A tough defensive possession ensued for the Tigers, culminating in a save by sophomore goalkeeper Amelia Hughes. The defensive stand allowed Princeton to push back upfield, where junior attacker Nina Montes scored to give the team a 13–11 lead with just under five minutes remaining.

Cornell’s offense stayed on the increasingly desperate attack, but the Tigers’ defense stepped up to close out the series. 

“It’s really, really exciting to see the defensive unit gel, that includes Amelia, and they made the stops that we needed to make,” noted Cook. “It was huge, so I think there were a ton of players today that had big moments and important moments.”

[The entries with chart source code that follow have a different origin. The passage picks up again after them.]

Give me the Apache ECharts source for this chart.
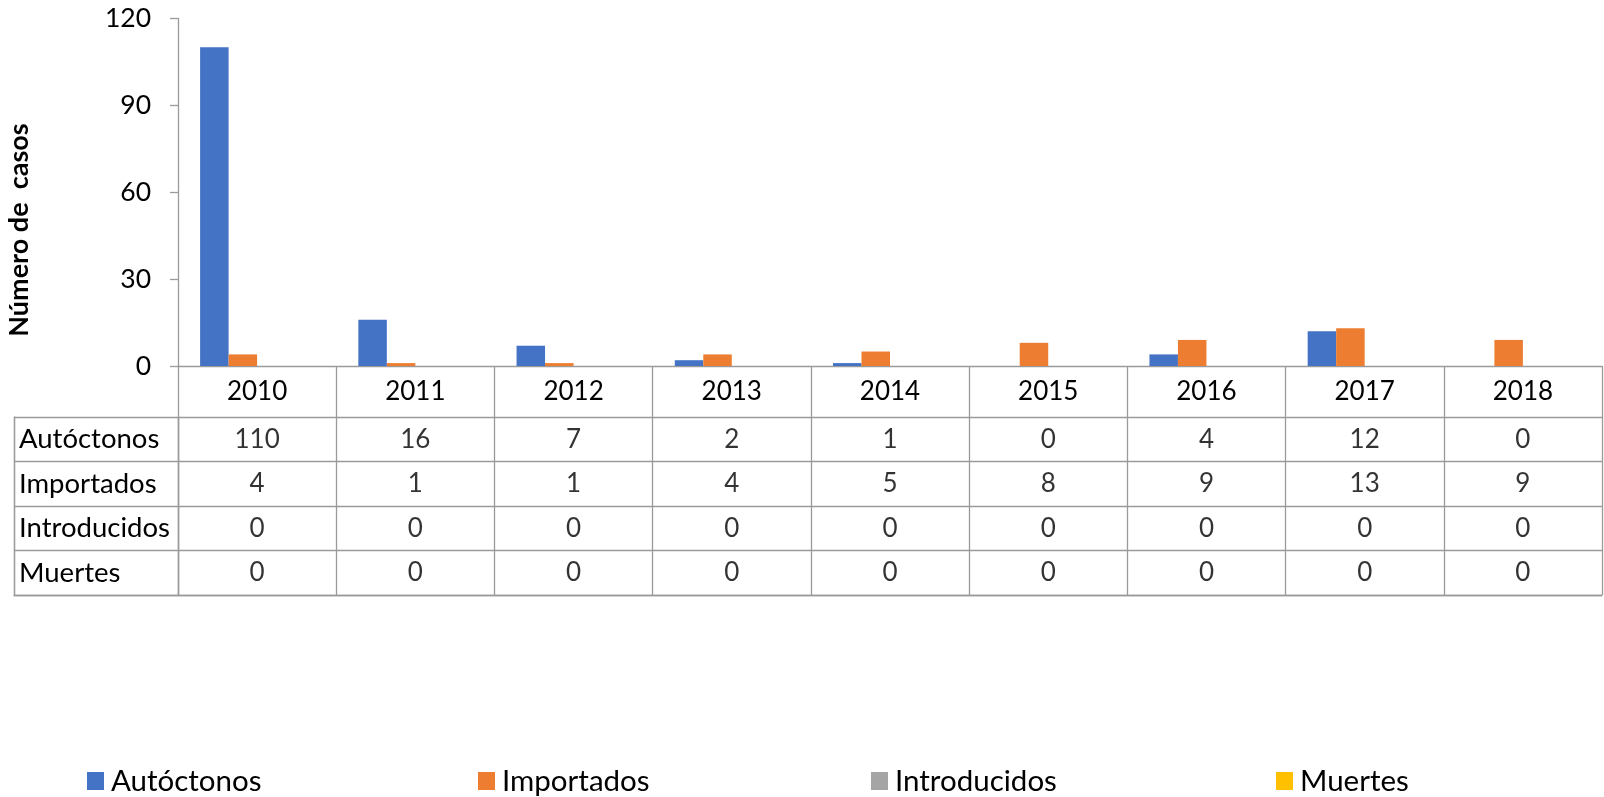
<!DOCTYPE html>
<html><head><meta charset="utf-8">
<script src="https://cdn.jsdelivr.net/npm/echarts@6/dist/echarts.min.js"></script>
<style>html,body{margin:0;padding:0;background:#fff}#c{width:1604px;height:797px}</style>
</head><body><div id="c"></div>
<script>
const years = ['2010','2011','2012','2013','2014','2015','2016','2017','2018'];
const autoctonos = [110,16,7,2,1,0,4,12,0];
const importados = [4,1,1,4,5,8,9,13,9];
const introducidos = [0,0,0,0,0,0,0,0,0];
const muertes = [0,0,0,0,0,0,0,0,0];
const seriesNames = ['Autóctonos','Importados','Introducidos','Muertes'];
const seriesData = [autoctonos, importados, introducidos, muertes];
const colors = ['#4472C4','#ED7D31','#A5A5A5','#FFC000'];
const yTicks = {min:0, max:120, interval:30};
const yTitle = 'Número de  casos';

const FONT = 'Lato';
const LINE = '#9a9a9a';
const chart = echarts.init(document.getElementById('c'));

const tableCells = [];
seriesData.forEach((arr, r) => arr.forEach((v, i) => tableCells.push([i, r, v])));

const barSeries = seriesNames.map((n, k) => ({
  name: n, type: 'bar', xAxisIndex: 0, yAxisIndex: 0,
  data: seriesData[k], barWidth: 28.5, barGap: '0%',
  itemStyle: {color: colors[k]}, emphasis: {disabled: true}
}));

const legends = seriesNames.map((n, k) => ({
  data: [n], left: [82, 473, 866, 1271][k], top: 761,
  itemWidth: 17, itemHeight: 18, itemGap: 0, icon: 'rect',
  textStyle: {fontFamily: FONT, fontSize: 29.5, color: '#000', padding: [0,0,0,2]},
  selectedMode: false
}));

chart.setOption({
  animation: false,
  textStyle: {fontFamily: FONT},
  legend: legends,
  graphic: [{
    type: 'text', x: 19.5, y: 230, rotation: Math.PI/2,
    style: {text: yTitle, fontFamily: FONT, fontWeight: 'bold', fontSize: 27,
      fill: '#000', align: 'center', verticalAlign: 'middle'}
  }],
  grid: [
    {left: 178, top: 18.4, width: 1424, height: 347.6},
    {left: 178, top: 417, width: 1424, height: 178},
    {left: 14, top: 417, width: 164, height: 178}
  ],
  xAxis: [
    {gridIndex: 0, type: 'category', data: years,
      axisLine: {lineStyle: {color: LINE, width: 1.3}},
      axisTick: {show: true, length: 51, lineStyle: {color: LINE, width: 1.3}},
      axisLabel: {color: '#000', fontSize: 26, fontFamily: FONT, margin: 25.5, verticalAlign: 'middle'}},
    {gridIndex: 1, type: 'category', data: years,
      axisLine: {show: true, lineStyle: {color: LINE, width: 1.3}},
      axisTick: {show: false}, axisLabel: {show: false},
      splitLine: {show: true, lineStyle: {color: LINE, width: 1.3}}},
    {gridIndex: 2, type: 'category', data: [''],
      axisLine: {show: true, lineStyle: {color: LINE, width: 1.3}},
      axisTick: {show: false}, axisLabel: {show: false},
      splitLine: {show: true, lineStyle: {color: LINE, width: 1.3}}}
  ],
  yAxis: [
    {gridIndex: 0, type: 'value', min: yTicks.min, max: yTicks.max, interval: yTicks.interval,
      axisLine: {show: true, lineStyle: {color: LINE, width: 1.3}},
      axisTick: {show: true, length: 8, lineStyle: {color: LINE, width: 1.3}},
      splitLine: {show: false},
      axisLabel: {color: '#000', fontSize: 26.5, fontFamily: FONT, margin: 27}},
    {gridIndex: 1, type: 'category', data: seriesNames, inverse: true,
      axisLine: {show: true, lineStyle: {color: LINE, width: 1.3}},
      axisTick: {show: false}, axisLabel: {show: false},
      splitLine: {show: true, lineStyle: {color: LINE, width: 1.3}}},
    {gridIndex: 2, type: 'category', data: seriesNames, inverse: true,
      axisLine: {show: true, lineStyle: {color: LINE, width: 1.3}},
      axisTick: {show: false},
      axisLabel: {show: true, inside: true, margin: 5, color: '#000', fontSize: 27.5, fontFamily: FONT, align: 'left'},
      splitLine: {show: true, lineStyle: {color: LINE, width: 1.3}}}
  ],
  series: barSeries.concat([{
    type: 'scatter', xAxisIndex: 1, yAxisIndex: 1, data: tableCells,
    symbolSize: 1, itemStyle: {color: 'rgba(0,0,0,0)'}, silent: true,
    label: {show: true, position: 'inside', formatter: p => String(p.value[2]),
      color: '#000', fontSize: 26, fontFamily: FONT}
  }])
});
</script></body></html>
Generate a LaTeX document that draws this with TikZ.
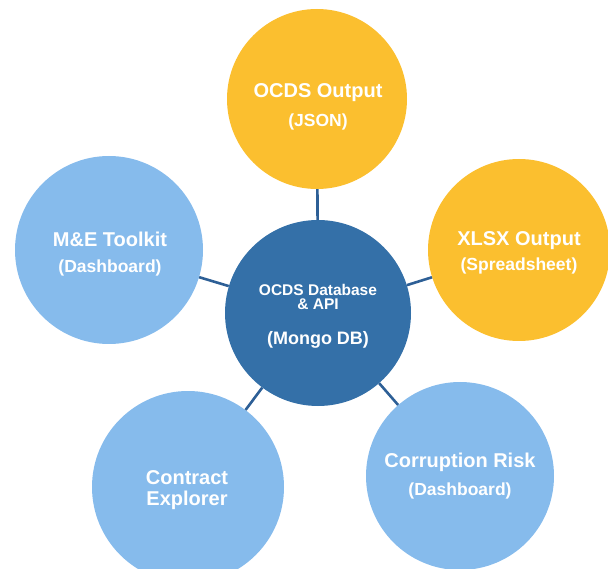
\documentclass[tikz,border=0pt]{standalone}
\usepackage{fontspec}
\setmainfont{Liberation Sans}
\definecolor{ocdsyellow}{HTML}{FBBF2F}
\definecolor{lightblue}{HTML}{86BBEC}
\definecolor{darkblue}{HTML}{3470A8}
\definecolor{linkblue}{HTML}{2D5F96}
\newcommand{\subline}[1]{{\fontsize{17.5}{20}\selectfont #1}}
\tikzset{
  bubble/.style = {circle, draw=none, inner sep=0pt},
  caption/.style = {text=white, align=center, inner sep=0pt},
  link/.style   = {draw=linkblue, line width=2.6pt}
}
\begin{document}
\begin{tikzpicture}[x=1pt, y=-1pt]
        \useasboundingbox (0,0) rectangle (608,569);

        \node[bubble, fill=darkblue,   minimum size=186pt] at (318,313) (db)   {};
        \node[bubble, fill=ocdsyellow, minimum size=180pt] at (317, 99) (json) {};
        \node[bubble, fill=ocdsyellow, minimum size=182pt] at (519,250) (xlsx) {};
        \node[bubble, fill=lightblue,  minimum size=188pt] at (109,250) (me)   {};
        \node[bubble, fill=lightblue,  minimum size=192pt] at (188,487) (ce)   {};
        \node[bubble, fill=lightblue,  minimum size=188pt] at (460,476) (cr)   {};

        \node[caption, font=\bfseries\fontsize{15.5}{14}\selectfont] at (318,316) (db-text)
          {OCDS Database\\\& API\\[21pt]{\fontsize{18}{20}\selectfont (Mongo DB)}};
        \node[caption, font=\bfseries\fontsize{20}{29}\selectfont] at (318,107) (json-text)
          {OCDS Output\\\subline{(JSON)}};
        \node[caption, font=\bfseries\fontsize{20}{25}\selectfont] at (519,253) (xlsx-text)
          {XLSX Output\\\subline{(Spreadsheet)}};
        \node[caption, font=\bfseries\fontsize{20}{26}\selectfont] at (110,254) (me-text)
          {M\&E Toolkit\\\subline{(Dashboard)}};
        \node[caption, font=\bfseries\fontsize{20}{21}\selectfont] at (187,490) (ce-text)
          {Contract\\Explorer};
        \node[caption, font=\bfseries\fontsize{20}{28}\selectfont] at (460,476) (cr-text)
          {Corruption Risk\\\subline{(Dashboard)}};

        \draw[link] (db) edge (json);
        \draw[link] (db) edge (xlsx);
        \draw[link] (db) edge (me);
        \draw[link] (db) edge (ce);
        \draw[link] (db) edge (cr);
      \end{tikzpicture}
\end{document}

A final goal by Cornell with 58 seconds left on the clock was not enough, and the Tigers walked away with a tough, 13–12 victory over the Big Red.

“Cornell is a great team,” said Cook. “I think anytime you’re playing an Ivy League game, it’s always going to be a dogfight and it’s always going to be competitive.”

Princeton’s victory extends their all-time record against Cornell to 44–5. Now with their first Ivy League win in hand, the Tigers look ahead to Wednesday night, when they will attempt to continue their win streak against No. 15 Penn (7–1, 2–0) at home.